Patch: It’s been a year since Don’t Ask, Don’t Tell was repealed. What would you like to tell service members who haven’t yet checked out the center?
Disposti: We have several service members using our resources and/or volunteering with us. However, the repeal of DADT is just the first step in the right directions. You can't easily repeal years of stigmatized ideas and discriminatory legislation without an educational program in place. We do what we can do with our resources in place and people appreciate that, but what we really need is for Camp Pendleton to officially reach out to our Center as they do with other minority groups in Oceanside.
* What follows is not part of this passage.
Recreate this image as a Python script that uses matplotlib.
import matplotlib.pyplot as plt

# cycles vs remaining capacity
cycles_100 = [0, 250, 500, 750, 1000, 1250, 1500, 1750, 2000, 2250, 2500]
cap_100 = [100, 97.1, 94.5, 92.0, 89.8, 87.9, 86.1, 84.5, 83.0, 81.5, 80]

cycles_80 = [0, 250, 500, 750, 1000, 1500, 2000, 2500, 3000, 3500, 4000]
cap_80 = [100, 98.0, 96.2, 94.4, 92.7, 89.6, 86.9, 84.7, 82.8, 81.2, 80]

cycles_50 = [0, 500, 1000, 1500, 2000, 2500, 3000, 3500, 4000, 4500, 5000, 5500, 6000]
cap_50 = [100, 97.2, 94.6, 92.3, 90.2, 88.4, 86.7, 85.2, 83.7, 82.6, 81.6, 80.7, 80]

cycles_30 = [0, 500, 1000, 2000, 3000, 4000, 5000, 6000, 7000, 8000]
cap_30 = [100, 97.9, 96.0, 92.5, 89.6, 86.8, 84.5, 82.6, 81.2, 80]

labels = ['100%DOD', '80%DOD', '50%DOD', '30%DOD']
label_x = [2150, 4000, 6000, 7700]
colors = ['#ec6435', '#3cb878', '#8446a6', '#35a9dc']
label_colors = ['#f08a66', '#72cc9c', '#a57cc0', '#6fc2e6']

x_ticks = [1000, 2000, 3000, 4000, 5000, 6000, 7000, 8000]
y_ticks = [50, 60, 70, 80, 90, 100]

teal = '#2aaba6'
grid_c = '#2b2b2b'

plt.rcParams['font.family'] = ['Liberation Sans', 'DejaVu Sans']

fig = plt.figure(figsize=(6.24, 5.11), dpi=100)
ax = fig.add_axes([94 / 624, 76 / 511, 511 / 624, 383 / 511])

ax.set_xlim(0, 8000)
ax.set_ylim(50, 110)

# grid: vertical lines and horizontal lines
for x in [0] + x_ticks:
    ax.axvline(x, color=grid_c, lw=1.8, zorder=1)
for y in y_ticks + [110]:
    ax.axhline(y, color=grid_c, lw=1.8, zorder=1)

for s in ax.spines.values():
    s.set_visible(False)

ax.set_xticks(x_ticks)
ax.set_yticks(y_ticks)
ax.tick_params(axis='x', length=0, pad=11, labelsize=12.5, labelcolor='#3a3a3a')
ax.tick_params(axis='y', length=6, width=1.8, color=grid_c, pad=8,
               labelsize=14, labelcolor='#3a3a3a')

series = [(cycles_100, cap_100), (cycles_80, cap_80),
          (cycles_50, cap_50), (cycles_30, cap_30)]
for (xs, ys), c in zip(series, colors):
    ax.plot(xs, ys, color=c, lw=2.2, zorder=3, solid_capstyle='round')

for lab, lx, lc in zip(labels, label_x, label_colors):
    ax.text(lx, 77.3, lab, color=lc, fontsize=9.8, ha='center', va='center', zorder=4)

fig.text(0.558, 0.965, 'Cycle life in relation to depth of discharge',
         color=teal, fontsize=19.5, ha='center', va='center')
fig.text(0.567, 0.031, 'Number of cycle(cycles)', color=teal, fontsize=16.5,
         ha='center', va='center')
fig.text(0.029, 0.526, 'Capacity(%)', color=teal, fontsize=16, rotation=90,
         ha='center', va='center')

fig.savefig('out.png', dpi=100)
Help us to educate, inform and undo years of damaging discriminatory actions, and more service members will feel comfortable to participate and get help as well.
Patch: Can you tell me what a new member to the resource center would expect?
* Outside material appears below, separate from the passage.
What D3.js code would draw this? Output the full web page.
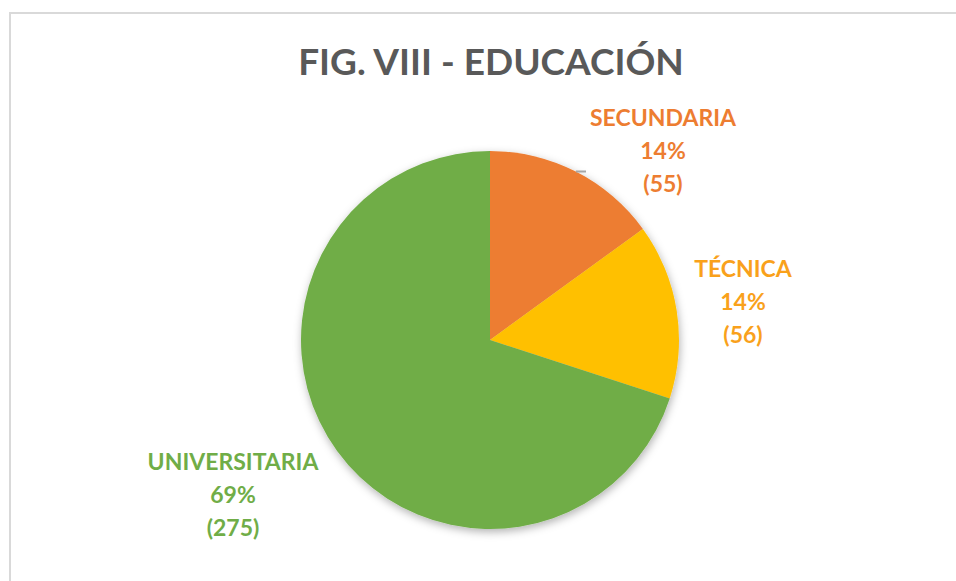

Disposti: They can expect to become part of the change by supporting a safe place where LGBT people can feel accepted, included and loved for who they are. Membership help us with providing free support and discussion groups for over 800 individuals each month. A new member if qualified, can lead one of these groups or volunteer with many other available tasks at the center. Every day we encourage people to become positive LGBT role models while encouraging education, responsible choices, and respect for others.
Patch: What was your first reaction when you won the Martin Luther King Jr. Community Service Award?
Disposti: The Martin Luther King Jr. Community Award is a huge legacy that I was very honored to receive. However, this recognition is more than a personal achievement, it acknowledges the existence of our North County LGBT families. The struggle to be recognized as active constituents within the community at large. However, there are so many people in our community that are dedicating personal time and resources in helping others, but many of these local heroes and heroines are also LGBT people that often struggle to get their families and loved ones recognized and protected. Despite that, I believe that change becomes possible everywhere, from the remote Africa villages where being gay is a death sentence to the heart of our communities, where persistence, perseverance but also compassion for others can make progress and better quality of life a possibility.
Editor's note: A previous version of this article contained errors and it has since been updated and republished.